1 削除可能性
犯罪報道は,犯罪直後なら公益性のある適法な記事であることが多いでしょう。しかし,それが①何年経ってもネットに残っている場合と,②最近ネットでコピーされた場合は,削除できるケースがあります。2 最高裁
最高裁は,ネット記事の削除事例ではありませんが,報道の利益より更生の利益が優位するかどうか,という基準を出しています。これと同様に考えると,もう何年も経っていて,報道の利益より更生の利益のほうが優位する場合は,削除すべき違法性があることになります。
3 基準
削除できるかどうかの基準は,第1には時間経過です。「犯罪報道は社会の正当な関心事」という視点で考えると,社会の関心が薄れる“公訴時効期間”が1つの目安になると考えられます。これは犯罪によって異なりますが,5年,7年といった期間経過が基準になります。第2は,更生の利益の基準です。執行猶予期間の満了,刑期の満了などは,削除に有利な事情となります。

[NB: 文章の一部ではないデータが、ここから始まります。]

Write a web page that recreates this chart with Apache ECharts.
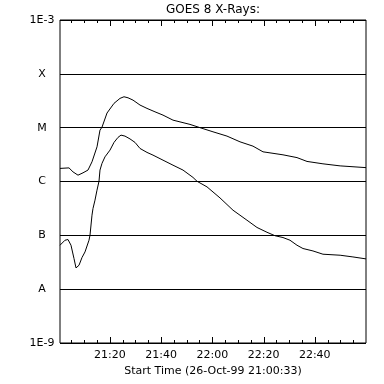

裁判官によっては,民事の不法行為の時効期間(3年)を基準に考えてくれる人もいます。
4 削除の必要性
削除の方法には,削除依頼メール,送信防止措置依頼書,裁判所の削除仮処分,削除訴訟,といった手法がありますが,削除仮処分の方法による場合は,削除の必要性がなければいけません。いくら時間が経過していても,削除の緊急の必要がないと,削除を認めない裁判官がいます。